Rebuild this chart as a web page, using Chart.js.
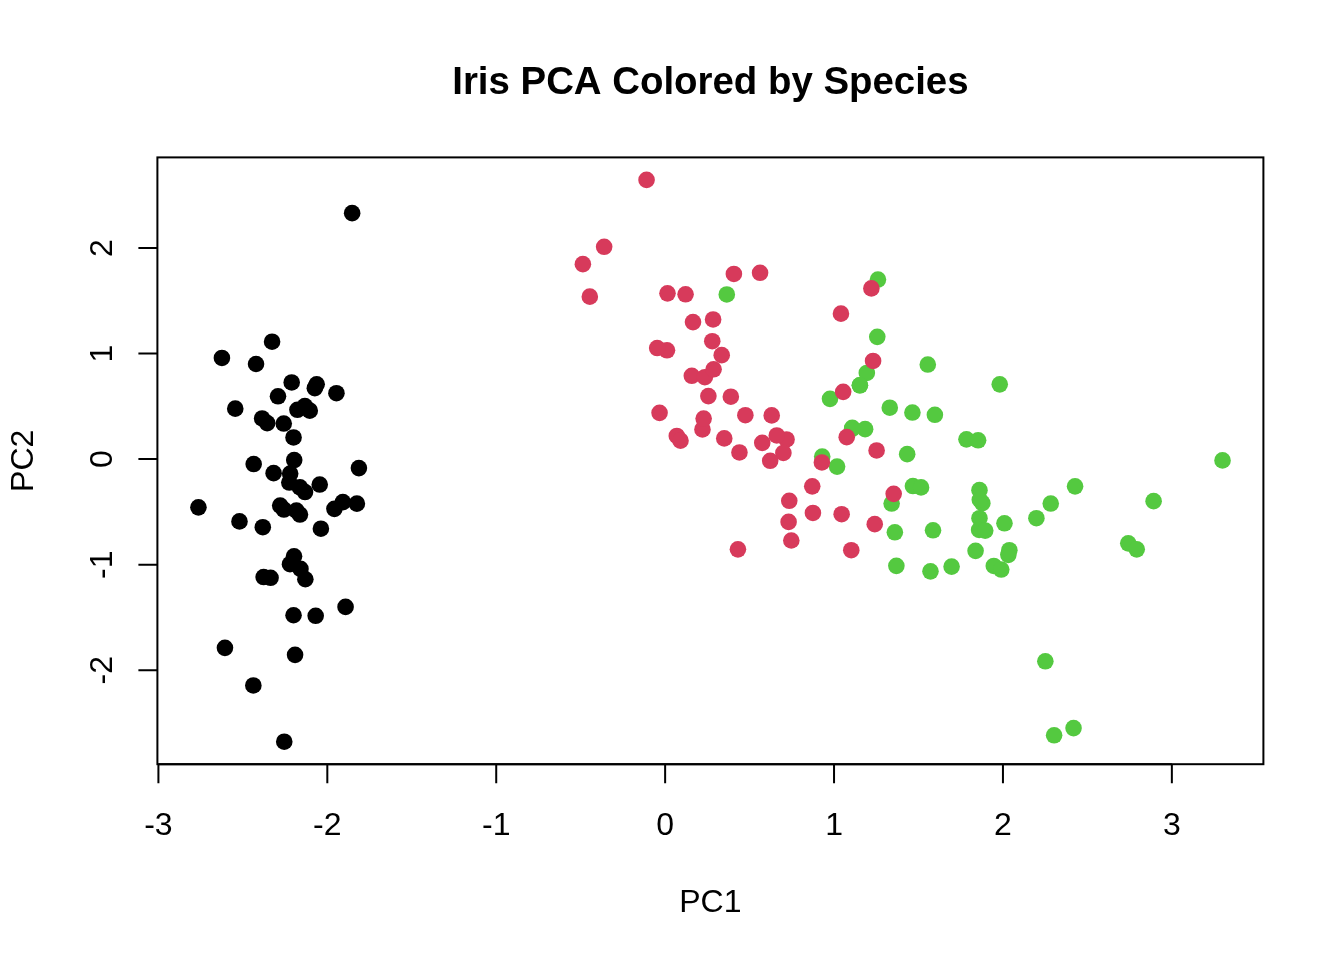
<!DOCTYPE html>
<html>
<head>
<meta charset="utf-8">
<title>Iris PCA Colored by Species</title>
<script src="https://cdn.jsdelivr.net/npm/chart.js@4.4.1/dist/chart.umd.min.js"></script>
<style>
  html, body { margin: 0; padding: 0; background: #fff; }
  #wrap { width: 1344px; height: 960px; }
</style>
</head>
<body>
<div id="wrap"><canvas id="chart" width="1344" height="960"></canvas></div>
<script>
// PCA scores (PC1, PC2), grouped by species
const species = ['setosa', 'versicolor', 'virginica'];
const speciesColors = ['#000000', '#D73A5B', '#54C940'];

const setosaPC1 = [-2.257, -2.074, -2.356, -2.292, -2.382, -2.069, -2.436, -2.225, -2.327, -2.177,
  -2.159, -2.318, -2.211, -2.624, -2.191, -2.255, -2.200, -2.183, -1.892, -2.336,
  -1.908, -2.197, -2.763, -1.813, -2.220, -1.946, -2.045, -2.162, -2.132, -2.258,
  -2.133, -1.825, -2.606, -2.438, -2.104, -2.200, -2.038, -2.520, -2.422, -2.162,
  -2.279, -1.853, -2.545, -1.958, -2.130, -2.063, -2.377, -2.386, -2.221, -2.196];
const setosaPC2 = [-0.478, 0.672, 0.341, 0.595, -0.645, -1.484, -0.047, -0.222, 1.112, 0.467,
  -1.040, -0.133, 0.726, 0.958, -1.854, -2.677, -1.479, -0.487, -1.400, -1.124,
  -0.407, -0.921, -0.457, -0.085, -0.137, 0.624, -0.241, -0.525, -0.312, 0.337,
  0.503, -0.422, -1.788, -2.144, 0.459, 0.205, -0.659, -0.590, 0.901, -0.268,
  -0.440, 2.330, 0.478, -0.471, -1.138, 0.709, -1.117, 0.385, -0.995, -0.009];

const versicolorPC1 = [1.102, 0.731, 1.241, 0.407, 1.075, 0.389, 0.747, -0.487, 0.928, 0.011,
  -0.110, 0.440, 0.562, 0.719, -0.033, 0.875, 0.350, 0.158, 1.221, 0.165,
  0.735, 0.475, 1.231, 0.631, 0.700, 0.871, 1.252, 1.353, 0.661, -0.047,
  0.121, 0.014, 0.235, 1.054, 0.221, 0.431, 1.045, 1.041, 0.069, 0.284,
  0.279, 0.622, 0.335, -0.361, 0.287, 0.091, 0.228, 0.575, -0.446, 0.256];
const versicolorPC2 = [-0.863, -0.595, -0.616, 1.754, 0.208, 0.591, -0.771, 1.847, -0.032, 1.031,
  2.645, 0.063, 1.765, 0.186, 0.438, -0.510, 0.196, 0.789, 1.617, 1.298,
  -0.395, 0.416, 0.930, 0.414, 0.058, -0.258, 0.082, -0.329, 0.224, 1.052,
  1.561, 1.570, 0.776, 0.637, 0.281, -0.855, -0.522, 1.378, 0.219, 1.323,
  1.117, -0.016, 0.985, 2.011, 0.851, 0.175, 0.384, 0.154, 1.539, 0.597];

const virginicaPC1 = [1.838, 1.153, 2.198, 1.433, 1.861, 2.742, 0.365, 2.283, 1.981, 2.251,
  1.360, 1.597, 1.878, 1.256, 1.464, 1.586, 1.467, 2.418, 3.300, 1.260,
  2.032, 0.976, 2.892, 1.330, 1.696, 1.946, 1.184, 1.107, 1.784, 1.861,
  2.427, 2.303, 1.853, 1.108, 1.194, 2.792, 1.571, 1.341, 1.018, 1.859,
  2.009, 1.895, 1.153, 2.038, 1.990, 1.863, 1.555, 1.515, 1.369, 0.930];
const virginicaPC2 = [-0.869, 0.699, -0.560, 0.047, -0.294, -0.798, 1.560, -0.421, 0.708, -1.915,
  -0.693, 0.420, -0.418, 1.158, 0.441, -0.674, -0.255, -2.548, -0.012, 1.701,
  -0.907, 0.571, -0.398, 0.487, -1.018, -1.012, 0.284, 0.287, 0.187, -0.560,
  -0.258, -2.616, 0.178, 0.296, 0.816, -0.855, -1.063, -0.421, -0.071, -0.671,
  -0.608, -0.677, 0.699, -0.863, -1.046, -0.385, 0.896, -0.268, -1.011, 0.024];

const xTicks = [-3, -2, -1, 0, 1, 2, 3];
const yTicks = [-2, -1, 0, 1, 2];

const toPoints = (xs, ys) => xs.map((x, i) => ({ x: x, y: ys[i] }));
const seriesPC1 = [setosaPC1, versicolorPC1, virginicaPC1];
const seriesPC2 = [setosaPC2, versicolorPC2, virginicaPC2];

const FONT = '"Liberation Sans", Arial, Helvetica, sans-serif';

// base-graphics style frame, ticks and labels
const basePlotFrame = {
  id: 'basePlotFrame',
  afterDraw(chart) {
    const ctx = chart.ctx;
    const area = chart.chartArea;
    const xs = chart.scales.x;
    const ys = chart.scales.y;
    const tickLen = 19;

    ctx.save();
    ctx.strokeStyle = '#000';
    ctx.lineWidth = 2;
    ctx.strokeRect(area.left, area.top, area.right - area.left, area.bottom - area.top);

    // x axis ticks
    ctx.beginPath();
    xTicks.forEach(v => {
      const px = xs.getPixelForValue(v);
      ctx.moveTo(px, area.bottom);
      ctx.lineTo(px, area.bottom + tickLen);
    });
    ctx.moveTo(xs.getPixelForValue(xTicks[0]), area.bottom);
    ctx.lineTo(xs.getPixelForValue(xTicks[xTicks.length - 1]), area.bottom);
    // y axis ticks
    yTicks.forEach(v => {
      const py = ys.getPixelForValue(v);
      ctx.moveTo(area.left, py);
      ctx.lineTo(area.left - tickLen, py);
    });
    ctx.stroke();

    ctx.fillStyle = '#000';
    ctx.font = '32px ' + FONT;
    ctx.textAlign = 'center';
    ctx.textBaseline = 'alphabetic';
    xTicks.forEach(v => {
      ctx.fillText(String(v), xs.getPixelForValue(v), 835);
    });
    yTicks.forEach(v => {
      ctx.save();
      ctx.translate(112, ys.getPixelForValue(v));
      ctx.rotate(-Math.PI / 2);
      ctx.fillText(String(v), 0, 0);
      ctx.restore();
    });

    const midX = (area.left + area.right) / 2;
    const midY = (area.top + area.bottom) / 2;
    ctx.fillText('PC1', midX, 912);
    ctx.save();
    ctx.translate(33, midY);
    ctx.rotate(-Math.PI / 2);
    ctx.fillText('PC2', 0, 0);
    ctx.restore();

    ctx.font = 'bold 38.4px ' + FONT;
    ctx.fillText('Iris PCA Colored by Species', midX, 94);
    ctx.restore();
  }
};

const ctx = document.getElementById('chart').getContext('2d');
new Chart(ctx, {
  type: 'scatter',
  data: {
    datasets: species.map((name, i) => ({
      label: name,
      data: toPoints(seriesPC1[i], seriesPC2[i]),
      backgroundColor: speciesColors[i],
      borderColor: speciesColors[i],
      borderWidth: 0,
      pointRadius: 8.3,
      pointHoverRadius: 8.3
    }))
  },
  options: {
    responsive: false,
    animation: false,
    devicePixelRatio: 1,
    layout: { padding: { left: 157.4, right: 80.6, top: 157.4, bottom: 195.8 } },
    scales: {
      x: { type: 'linear', min: -3.006, max: 3.542, display: false },
      y: { type: 'linear', min: -2.890, max: 2.858, display: false }
    },
    plugins: {
      legend: { display: false },
      title: { display: false },
      tooltip: { enabled: false }
    }
  },
  plugins: [basePlotFrame]
});
</script>
</body>
</html>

Direction: Please write out all of the material above without changing a word, and omit any pictures.

The reply:
Rebuild this chart as a web page, using Chart.js.
<!DOCTYPE html>
<html>
<head>
<meta charset="utf-8">
<title>Iris PCA Colored by Species</title>
<script src="https://cdn.jsdelivr.net/npm/chart.js@4.4.1/dist/chart.umd.min.js"></script>
<style>
  html, body { margin: 0; padding: 0; background: #fff; }
  #wrap { width: 1344px; height: 960px; }
</style>
</head>
<body>
<div id="wrap"><canvas id="chart" width="1344" height="960"></canvas></div>
<script>
// PCA scores (PC1, PC2), grouped by species
const species = ['setosa', 'versicolor', 'virginica'];
const speciesColors = ['#000000', '#D73A5B', '#54C940'];

const setosaPC1 = [-2.257, -2.074, -2.356, -2.292, -2.382, -2.069, -2.436, -2.225, -2.327, -2.177,
  -2.159, -2.318, -2.211, -2.624, -2.191, -2.255, -2.200, -2.183, -1.892, -2.336,
  -1.908, -2.197, -2.763, -1.813, -2.220, -1.946, -2.045, -2.162, -2.132, -2.258,
  -2.133, -1.825, -2.606, -2.438, -2.104, -2.200, -2.038, -2.520, -2.422, -2.162,
  -2.279, -1.853, -2.545, -1.958, -2.130, -2.063, -2.377, -2.386, -2.221, -2.196];
const setosaPC2 = [-0.478, 0.672, 0.341, 0.595, -0.645, -1.484, -0.047, -0.222, 1.112, 0.467,
  -1.040, -0.133, 0.726, 0.958, -1.854, -2.677, -1.479, -0.487, -1.400, -1.124,
  -0.407, -0.921, -0.457, -0.085, -0.137, 0.624, -0.241, -0.525, -0.312, 0.337,
  0.503, -0.422, -1.788, -2.144, 0.459, 0.205, -0.659, -0.590, 0.901, -0.268,
  -0.440, 2.330, 0.478, -0.471, -1.138, 0.709, -1.117, 0.385, -0.995, -0.009];

const versicolorPC1 = [1.102, 0.731, 1.241, 0.407, 1.075, 0.389, 0.747, -0.487, 0.928, 0.011,
  -0.110, 0.440, 0.562, 0.719, -0.033, 0.875, 0.350, 0.158, 1.221, 0.165,
  0.735, 0.475, 1.231, 0.631, 0.700, 0.871, 1.252, 1.353, 0.661, -0.047,
  0.121, 0.014, 0.235, 1.054, 0.221, 0.431, 1.045, 1.041, 0.069, 0.284,
  0.279, 0.622, 0.335, -0.361, 0.287, 0.091, 0.228, 0.575, -0.446, 0.256];
const versicolorPC2 = [-0.863, -0.595, -0.616, 1.754, 0.208, 0.591, -0.771, 1.847, -0.032, 1.031,
  2.645, 0.063, 1.765, 0.186, 0.438, -0.510, 0.196, 0.789, 1.617, 1.298,
  -0.395, 0.416, 0.930, 0.414, 0.058, -0.258, 0.082, -0.329, 0.224, 1.052,
  1.561, 1.570, 0.776, 0.637, 0.281, -0.855, -0.522, 1.378, 0.219, 1.323,
  1.117, -0.016, 0.985, 2.011, 0.851, 0.175, 0.384, 0.154, 1.539, 0.597];

const virginicaPC1 = [1.838, 1.153, 2.198, 1.433, 1.861, 2.742, 0.365, 2.283, 1.981, 2.251,
  1.360, 1.597, 1.878, 1.256, 1.464, 1.586, 1.467, 2.418, 3.300, 1.260,
  2.032, 0.976, 2.892, 1.330, 1.696, 1.946, 1.184, 1.107, 1.784, 1.861,
  2.427, 2.303, 1.853, 1.108, 1.194, 2.792, 1.571, 1.341, 1.018, 1.859,
  2.009, 1.895, 1.153, 2.038, 1.990, 1.863, 1.555, 1.515, 1.369, 0.930];
const virginicaPC2 = [-0.869, 0.699, -0.560, 0.047, -0.294, -0.798, 1.560, -0.421, 0.708, -1.915,
  -0.693, 0.420, -0.418, 1.158, 0.441, -0.674, -0.255, -2.548, -0.012, 1.701,
  -0.907, 0.571, -0.398, 0.487, -1.018, -1.012, 0.284, 0.287, 0.187, -0.560,
  -0.258, -2.616, 0.178, 0.296, 0.816, -0.855, -1.063, -0.421, -0.071, -0.671,
  -0.608, -0.677, 0.699, -0.863, -1.046, -0.385, 0.896, -0.268, -1.011, 0.024];

const xTicks = [-3, -2, -1, 0, 1, 2, 3];
const yTicks = [-2, -1, 0, 1, 2];

const toPoints = (xs, ys) => xs.map((x, i) => ({ x: x, y: ys[i] }));
const seriesPC1 = [setosaPC1, versicolorPC1, virginicaPC1];
const seriesPC2 = [setosaPC2, versicolorPC2, virginicaPC2];

const FONT = '"Liberation Sans", Arial, Helvetica, sans-serif';

// base-graphics style frame, ticks and labels
const basePlotFrame = {
  id: 'basePlotFrame',
  afterDraw(chart) {
    const ctx = chart.ctx;
    const area = chart.chartArea;
    const xs = chart.scales.x;
    const ys = chart.scales.y;
    const tickLen = 19;

    ctx.save();
    ctx.strokeStyle = '#000';
    ctx.lineWidth = 2;
    ctx.strokeRect(area.left, area.top, area.right - area.left, area.bottom - area.top);

    // x axis ticks
    ctx.beginPath();
    xTicks.forEach(v => {
      const px = xs.getPixelForValue(v);
      ctx.moveTo(px, area.bottom);
      ctx.lineTo(px, area.bottom + tickLen);
    });
    ctx.moveTo(xs.getPixelForValue(xTicks[0]), area.bottom);
    ctx.lineTo(xs.getPixelForValue(xTicks[xTicks.length - 1]), area.bottom);
    // y axis ticks
    yTicks.forEach(v => {
      const py = ys.getPixelForValue(v);
      ctx.moveTo(area.left, py);
      ctx.lineTo(area.left - tickLen, py);
    });
    ctx.stroke();

    ctx.fillStyle = '#000';
    ctx.font = '32px ' + FONT;
    ctx.textAlign = 'center';
    ctx.textBaseline = 'alphabetic';
    xTicks.forEach(v => {
      ctx.fillText(String(v), xs.getPixelForValue(v), 835);
    });
    yTicks.forEach(v => {
      ctx.save();
      ctx.translate(112, ys.getPixelForValue(v));
      ctx.rotate(-Math.PI / 2);
      ctx.fillText(String(v), 0, 0);
      ctx.restore();
    });

    const midX = (area.left + area.right) / 2;
    const midY = (area.top + area.bottom) / 2;
    ctx.fillText('PC1', midX, 912);
    ctx.save();
    ctx.translate(33, midY);
    ctx.rotate(-Math.PI / 2);
    ctx.fillText('PC2', 0, 0);
    ctx.restore();

    ctx.font = 'bold 38.4px ' + FONT;
    ctx.fillText('Iris PCA Colored by Species', midX, 94);
    ctx.restore();
  }
};

const ctx = document.getElementById('chart').getContext('2d');
new Chart(ctx, {
  type: 'scatter',
  data: {
    datasets: species.map((name, i) => ({
      label: name,
      data: toPoints(seriesPC1[i], seriesPC2[i]),
      backgroundColor: speciesColors[i],
      borderColor: speciesColors[i],
      borderWidth: 0,
      pointRadius: 8.3,
      pointHoverRadius: 8.3
    }))
  },
  options: {
    responsive: false,
    animation: false,
    devicePixelRatio: 1,
    layout: { padding: { left: 157.4, right: 80.6, top: 157.4, bottom: 195.8 } },
    scales: {
      x: { type: 'linear', min: -3.006, max: 3.542, display: false },
      y: { type: 'linear', min: -2.890, max: 2.858, display: false }
    },
    plugins: {
      legend: { display: false },
      title: { display: false },
      tooltip: { enabled: false }
    }
  },
  plugins: [basePlotFrame]
});
</script>
</body>
</html>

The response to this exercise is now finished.